Sunday, November 25, 2007

YouTube, Netflix and Bit Torrent

This might be abit of a duh post, but NetFlix newish streaming movie service (or any streaming content service for that matter) could benefit immensely from using a bit torrent like application on its back end. Normal streaming services provide all the content (like YouTube), and this works great if your streaming to a set top box or can wait minutes to hours while the content caches. However, streaming real time over the net causes some problems, like the more popular the content is, the hard it is to get. Normal bit torrent fixes this problem, but due to the distributed nature and the need to balance the load isn’t well suited for streaming content, since the order is random or rarest first. The application I have in mind it a hybrid of bit torrent where the central server could provide all of the content and organize a P2P network.
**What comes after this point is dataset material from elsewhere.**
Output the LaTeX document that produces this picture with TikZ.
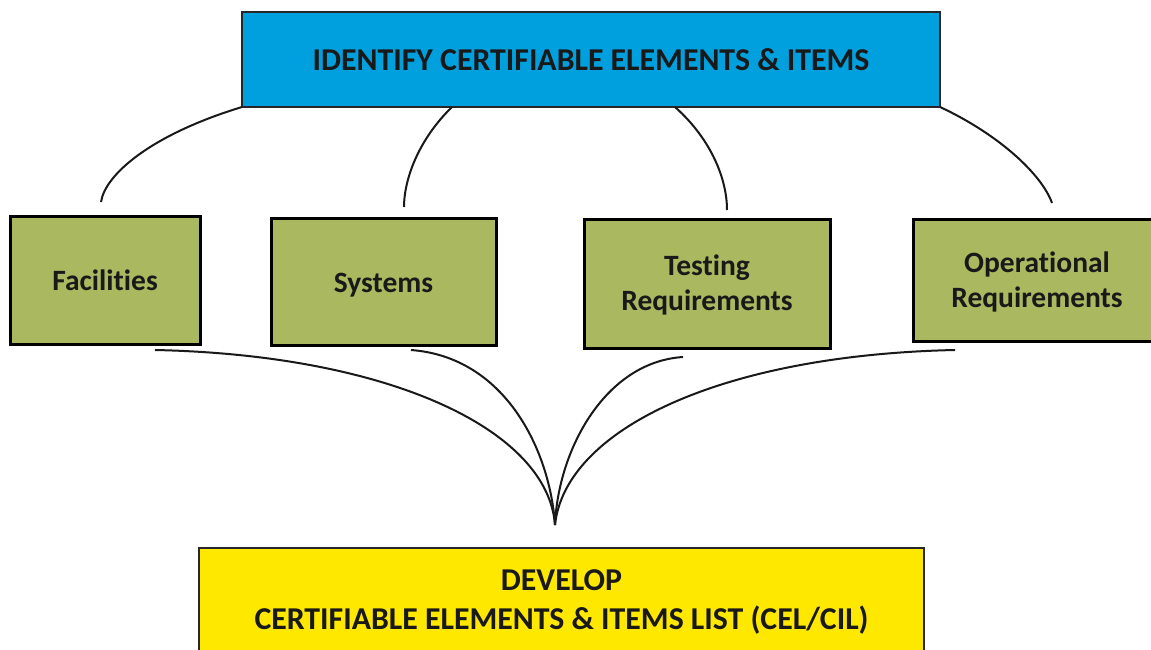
\documentclass[tikz,border=0pt]{standalone}
\usepackage{fontspec}
\setmainfont[Ligatures=NoCommon]{Carlito}
\definecolor{topblue}{RGB}{0,160,222}
\definecolor{boxgreen}{RGB}{170,184,96}
\definecolor{boxyellow}{RGB}{255,232,0}
\definecolor{txt}{RGB}{25,25,25}
\newcommand{\lowerby}[2]{\raisebox{-#1}[\height][\depth]{#2}}
\begin{document}
\begin{tikzpicture}[x=1pt,y=-1pt,
  topbox/.style={draw=black!85,line width=2pt,fill=topblue,inner sep=0pt,text=txt,font=\bfseries\fontsize{31.8}{36}\selectfont},
  greenbox/.style={draw=black,line width=3pt,fill=boxgreen,inner sep=0pt,align=center,text=txt,font=\bfseries\fontsize{29.5}{35}\selectfont},
  yellowbox/.style={draw=black!85,line width=2pt,fill=boxyellow,inner sep=0pt},
  devfont/.style={align=center,text=txt,font=\bfseries\fontsize{31.8}{39}\selectfont},
  link/.style={draw=black!90,line width=2pt}]
\useasboundingbox (0,0) rectangle (1151,650);
\clip (0,0) rectangle (1151,650);
\fill[white] (0,0) rectangle (1151,650);

\node[topbox,minimum width=698pt,minimum height=95pt] (top) at (591,59.5) {IDENTIFY CERTIFIABLE ELEMENTS \& ITEMS};

\node[greenbox,minimum width=190pt,minimum height=128pt] (fac) at (105,280) {Facilities};
\node[greenbox,minimum width=225pt,minimum height=127pt] (sys) at (383.5,281.5) {\lowerby{4pt}{Systems}};
\node[greenbox,minimum width=246pt,minimum height=129pt] (test) at (707,283.5) {\lowerby{2.5pt}{\begin{tabular}{@{}c@{}}Testing\\Requirements\end{tabular}}};
\node[greenbox,minimum width=248pt,minimum height=122pt] (oper) at (1037,280) {\lowerby{3pt}{\begin{tabular}{@{}c@{}}Operational\\Requirements\end{tabular}}};

\node[yellowbox,minimum width=725pt,minimum height=130pt,anchor=north] (dev) at (561.5,547) {};
\node[devfont] (devtext) at (561.5,602) {DEVELOP\\CERTIFIABLE ELEMENTS \& ITEMS LIST (CEL/CIL)};

% free ends
\coordinate (t1) at (242,107);
\coordinate (t2) at (452,107);
\coordinate (t3) at (675,107);
\coordinate (t4) at (940,107);
\coordinate (f1) at (101,202);
\coordinate (f2) at (404,207);
\coordinate (f3) at (727,210);
\coordinate (f4) at (1052,203);
\coordinate (b1) at (155,350);
\coordinate (b2) at (411,350);
\coordinate (b3) at (683,357);
\coordinate (b4) at (955,350);
\coordinate (m) at (555,525);

\draw[link] (t1) .. controls (150,135) and (105,175) .. (f1);
\draw[link] (t2) .. controls (418,140) and (404,180) .. (f2);
\draw[link] (t3) .. controls (712,140) and (727,180) .. (f3);
\draw[link] (t4) .. controls (1000,135) and (1042,175) .. (f4);

\draw[link] (b1) .. controls (390,355) and (548,430) .. (m);
\draw[link] (b2) .. controls (505,357) and (550,450) .. (m);
\draw[link] (b3) .. controls (605,362) and (558,450) .. (m);
\draw[link] (b4) .. controls (720,355) and (565,430) .. (m);
\end{tikzpicture}
\end{document}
This would mean that when you clicked start on a movie the central server would check the network to see what the best way to get you the pieces of the file you need start the play. Then it would instruct your machine on where to get the pieces, which would likely be a combination of peers and the central system. As content progressed it could see what pieces would be available where and at what speed and do the download by availability not order in order to maximize the bandwidth. As long as all the pieces were present at the time they would be played, if really doesn’t matter when they are downloaded. This allows the central server to better load balance. This would allow the company to reduce the bandwidth it needs and while still providing the streaming you get with a regular http file transfer system. To truly make the system work well the files would remain resident on the systems until they have to be removed to make room for something else. This would allow “idle” machines to take a greater part of the load, since they could act more like seeds on a pure bit torrent network. Similarly if there was something in it for the user, this approach could be used for pure load balancing, by copying popular content to numerous machines in order to ensure the content would be available quickly. This could allow YouTube, and others to deal with flash crowds, especially localized ones like when a radio station mentions a clip or something.